Original Research

Using machine learning to identify factors associated with practice location of the healthcare workforce


name here
Jerry Bounsanga1
MStat, Statistician

name here
Martin S Lipsky2
MD, Faculty

name here
Eric S. Hon3
AB, Manager

name here
Frank W Licari4
DDS, Dean

name here
Clark Ruttinger5
MBA, Research Director

name here
Andrew Salt6
BS, Research Specialist

name here
Man Hung7
PhD, Research Dean *


1 Quality Outcomes Research and Assessment, School of Medicine, University of Utah Health, Salt Lake City, UT 84108, USA

2 Roseman University of Health Sciences, South Jordan, UT 84095, USA

3 Department of Economics, University of Chicago, Chicago, IL 60637, USA

4, 7 College of Dental Medicine, Roseman University of Health Sciences, South Jordan, UT 84095, USA

5, 6 Utah Medical Education Council, Salt Lake City, UT 84102, USA

ACCEPTED: 12 October 2021

early abstract:

Purpose: Past studies examined factors associated with rural practice, but none employed newer machine learning (ML) methods to explore potential predictors. The primary aim of this study was to identify factors related to practice in a rural area. Secondary aims were to capture a more precise understanding of the demographic characteristics of the healthcare professions workforce in Utah in the United States of America (USA) and to assess the viability of ML as a predictive tool.
Methods: This study incorporated four datasets: the 2017 dental workforce, the 2016 physician workforce, the 2014 nursing workforce, and the 2017 pharmacy workforce, collected by the Utah Medical Education Council. Supervised ML techniques were used to identify factors associated with practice location, the outcome variable of interest.
Findings: The study sample consisted of 11,259 healthcare professionals with an average age of 46.6 years, of which 36.6% were males and 94.5% Caucasian.

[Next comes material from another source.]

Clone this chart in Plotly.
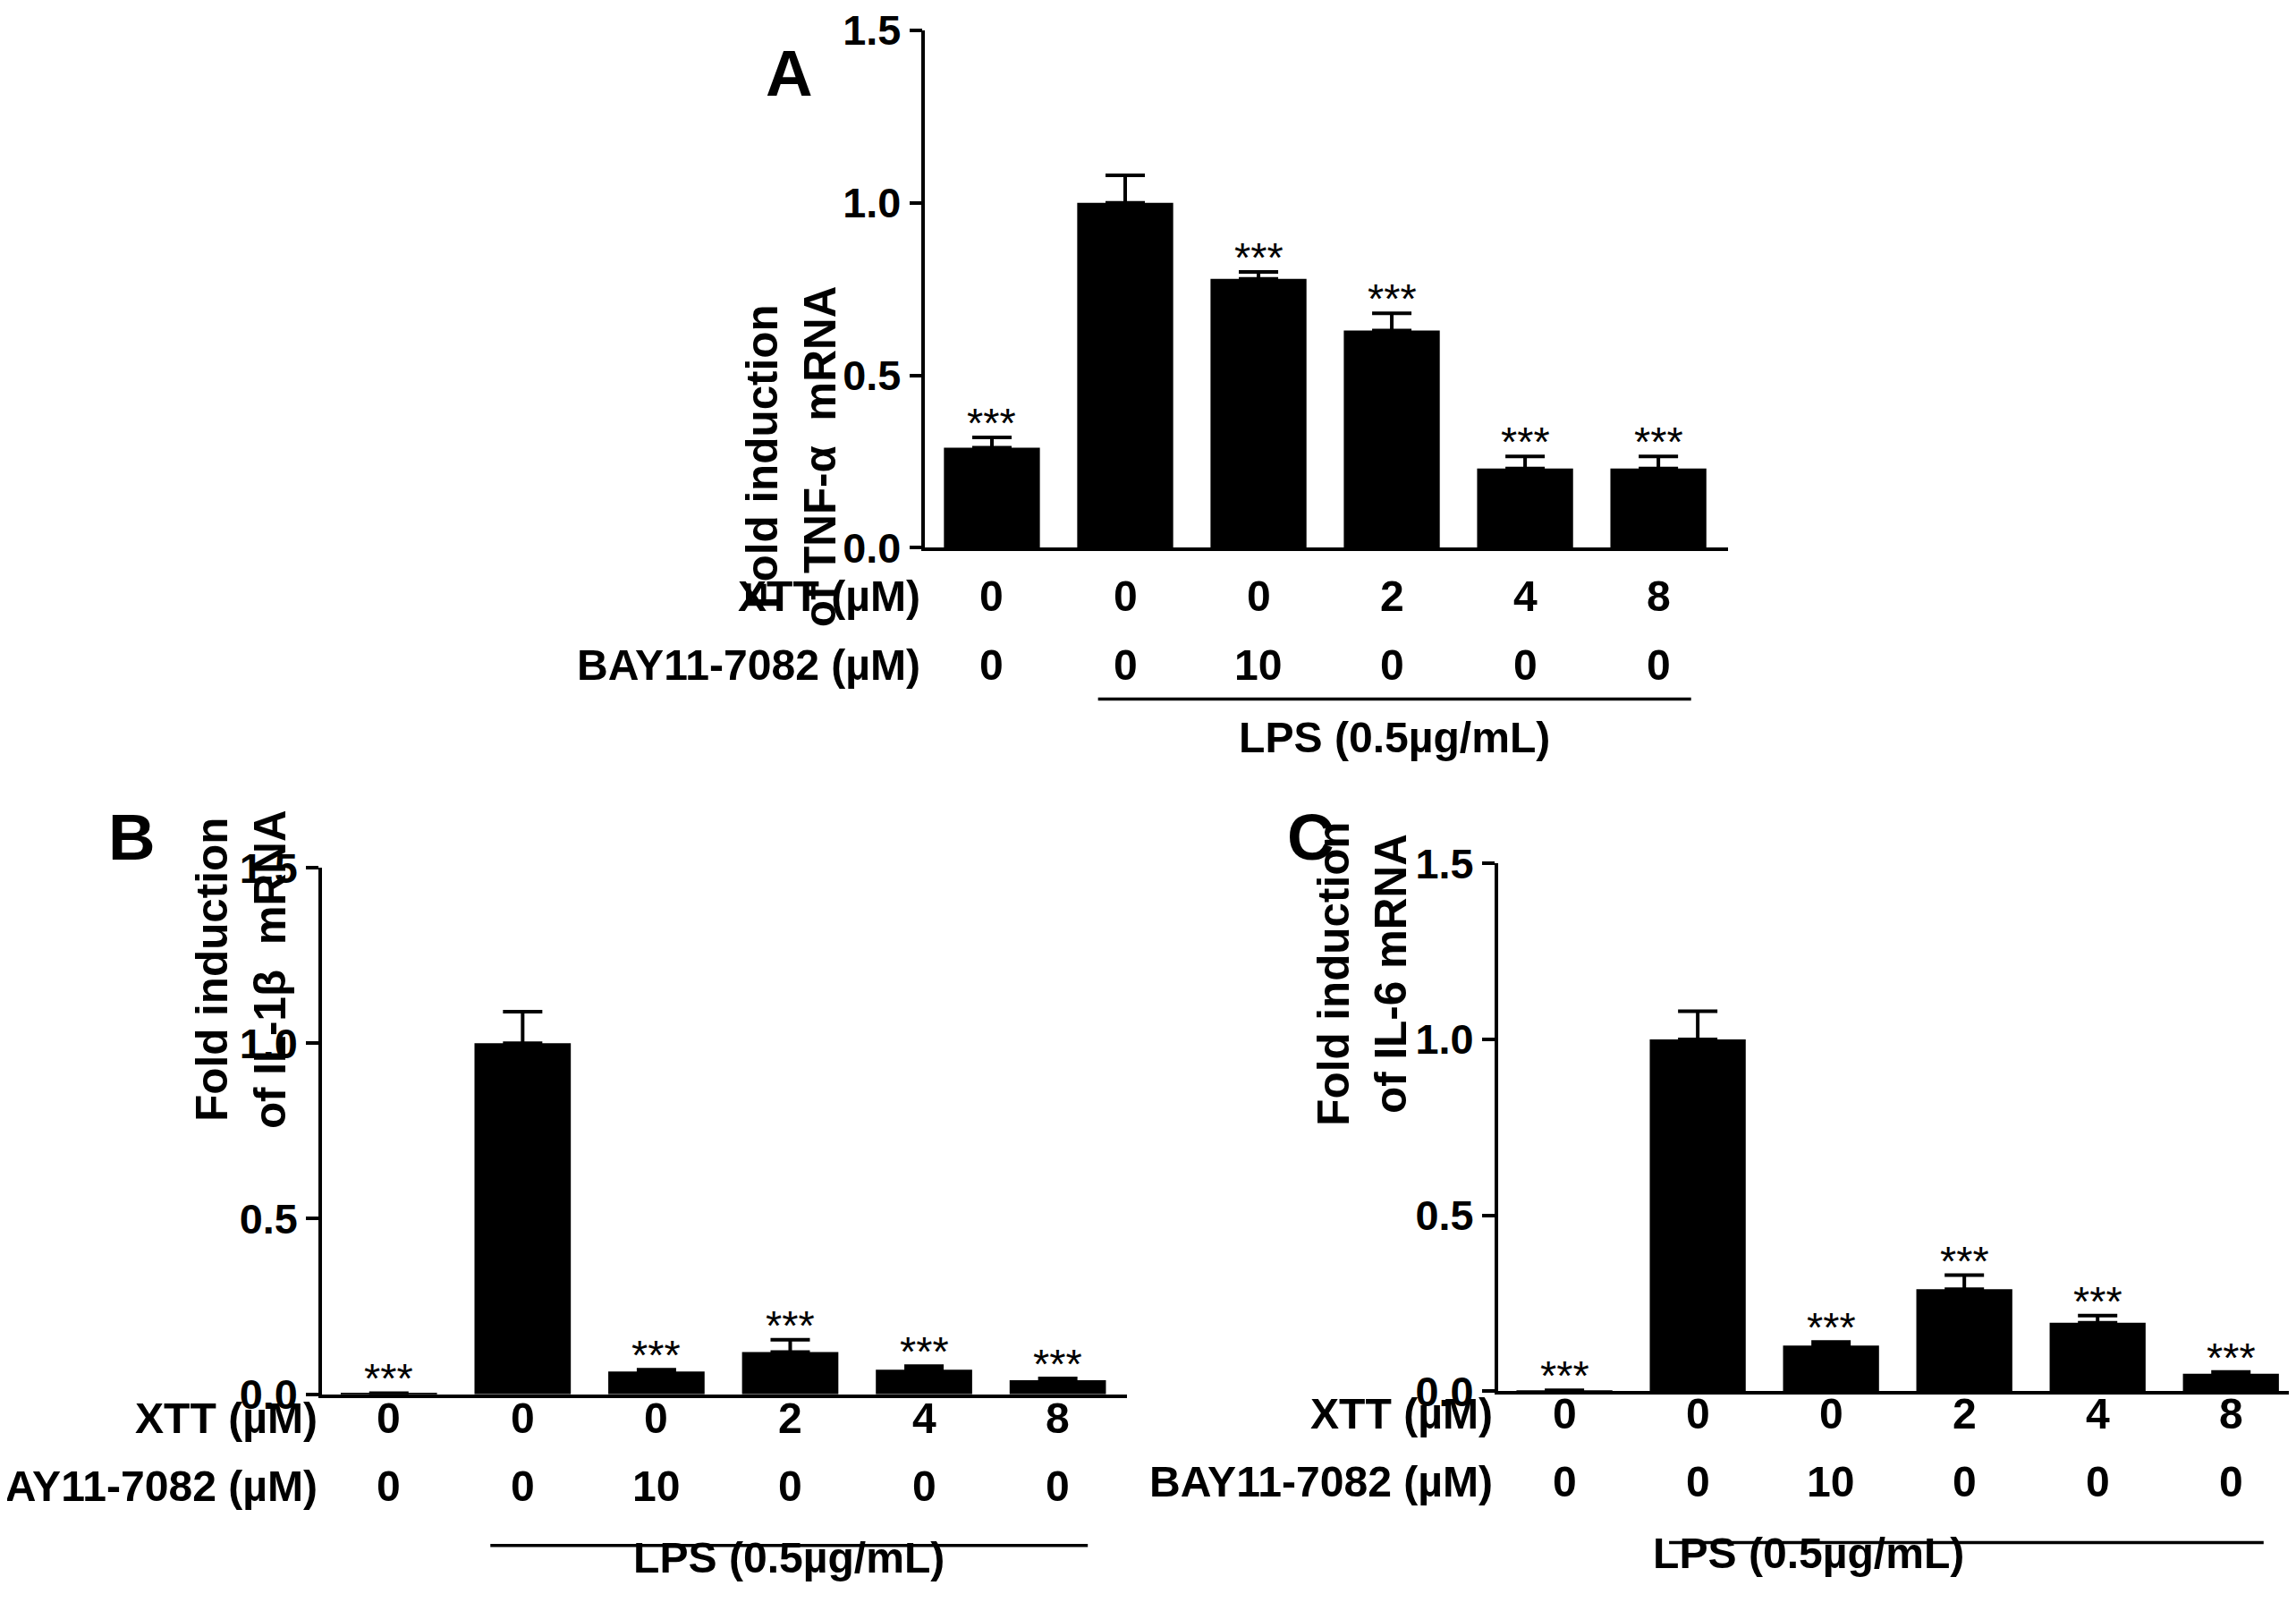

Four ML methods were applied to assess model performance by comparing accuracy, sensitivity, specificity and area under the receiver operating curve (ROC). Of the methods used, support vector machine performed the best (accuracy = 99.7%, precision =100%, sensitivity = 100%, specificity = 99.4%, and ROC = 0.997). The models identified income and rural upbringing as the top factors associated with rural practice.   
Conclusions: By far, income emerged as the most important factor associated with rural practice, suggesting that attractive income offers might help rural communities address health professional shortages. Rural upbringing was the next most important predictive factor, validating and updating earlier research. The performance of the ML algorithms suggests their usefulness as a tool to model other databases for individualized prediction.